Our excitement and anxiety emanates from our
determined desire to return to the pre- 1992 southern senatorial zone
arrangement where the Kurama people share more cultural and traditional
affiliation, which falls in the proposed Gurara state. These agitations are
justifiable with the myriad of monumental marginalization and discrimination
meted out on the Kurama people in the present arrangement in Kaduna state. This
is evident up on till now in the inequalities in the distribution of
appointments, contracts, allocation of resources and infrastructure, dividends
of democracy, and the stigma of a second class citizen on our land.
In terms of
population, according to the Zaria gazetteer of 1911, the Kurama population far
exceeds that of ethnic groups such as Moro’a, Kagoro, Jaba and Chawai. It is
expected that these numbers should have increased by now; majorly due to the
absence of any major man-made or natural disaster to stagnate the population growth.
It is also on record that the Kurama people have been in their present location
or territory since the 14th century, while other ethnic groups in
Lere local government arrived the area around 1773. History also has shown us
that Lere district (now Lere L.G) came up as a result of a merger of two Kurama
dominated districts of Kudaru and Garu, while the other is Lere district, into
a single entity in 1936.
It is on
record also that the gazetted population of Lere L.G according to the 2006
national census is 331,161. In the same light, the population is relatively
shared by the four chiefdoms; one again curiously begins to wonder why there is
inequality in the distribution of the 300 polling units and constituency wards.
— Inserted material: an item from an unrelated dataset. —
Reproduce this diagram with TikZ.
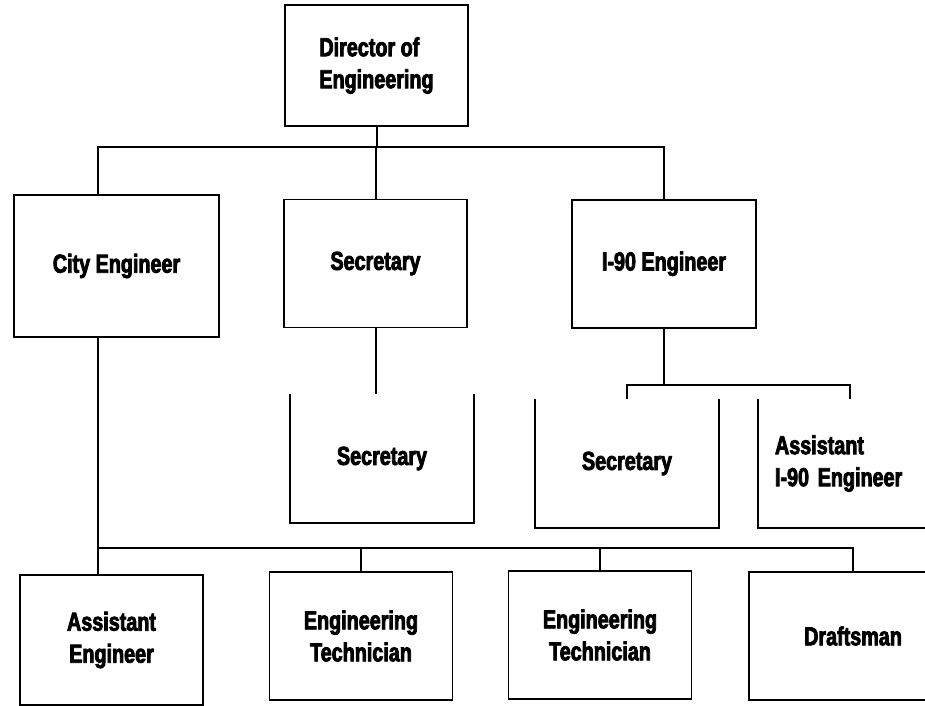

The absence of the corresponding polling units to reflect the actual population
spread and strength in Kurama dominated areas can only be explained as a systematic
ploy to subjugate the Kurama people by denying them access to political
positions, participation, institutions and dividends of governance and
democracy.
The legitimate
agitations by the Kurama people by extension Lere local government to be part
of Gurara state is premise on our firm desire to close the wide gulf which
exists in terms of access to opportunities and inclusiveness, and to increase
our chances for socio-economic development and political representation. To also
put a halt to the deliberate and systematic denigration of the Kurama people to
second class status on their land, and also to break the shackles of political
and cultural subjugation.
It is in
deciding our fate that the true representatives of the Kurama people have unanimously
endorsed our aspirations of belonging to Gurara state; they include some of our
political office-holders, traditional rulers, religious leaders, community
elders, ethnic associations and the youth (whose future is at stake). This gripping
desire is evident in the intimate romance that had flourished between the
Kurama people and their brothers in the area that make up the proposed Gurara
state, especially in the activities in the struggle for the creation of Gurara
state by the Southern Kaduna Peoples Union (SOKAPU). This can probably be
attributed to years of being subjected to the same fate of subjugation,
discrimination, marginalization and ridicule in the present Kaduna state.
In
conclusion, in view of the reality that there exist some pockets of divergent school
of thought running contrary to the popular will of the good people of Kurama nation
in pitching their tent with their brothers in the Gurara area, we recognize and
respect the legitimate right of the minority (in terms of number and
inclusiveness) to have their say, but we insist that the majority should have
their way.
That is why
the moral burden for the actualization of the hopes and aspirations of the peace
loving people of Kurama nation lies with all the stakeholders saddled with the responsibility
for the creation of Gurara state. They should remember that history and
posterity would always be there to place a verdict on their actions.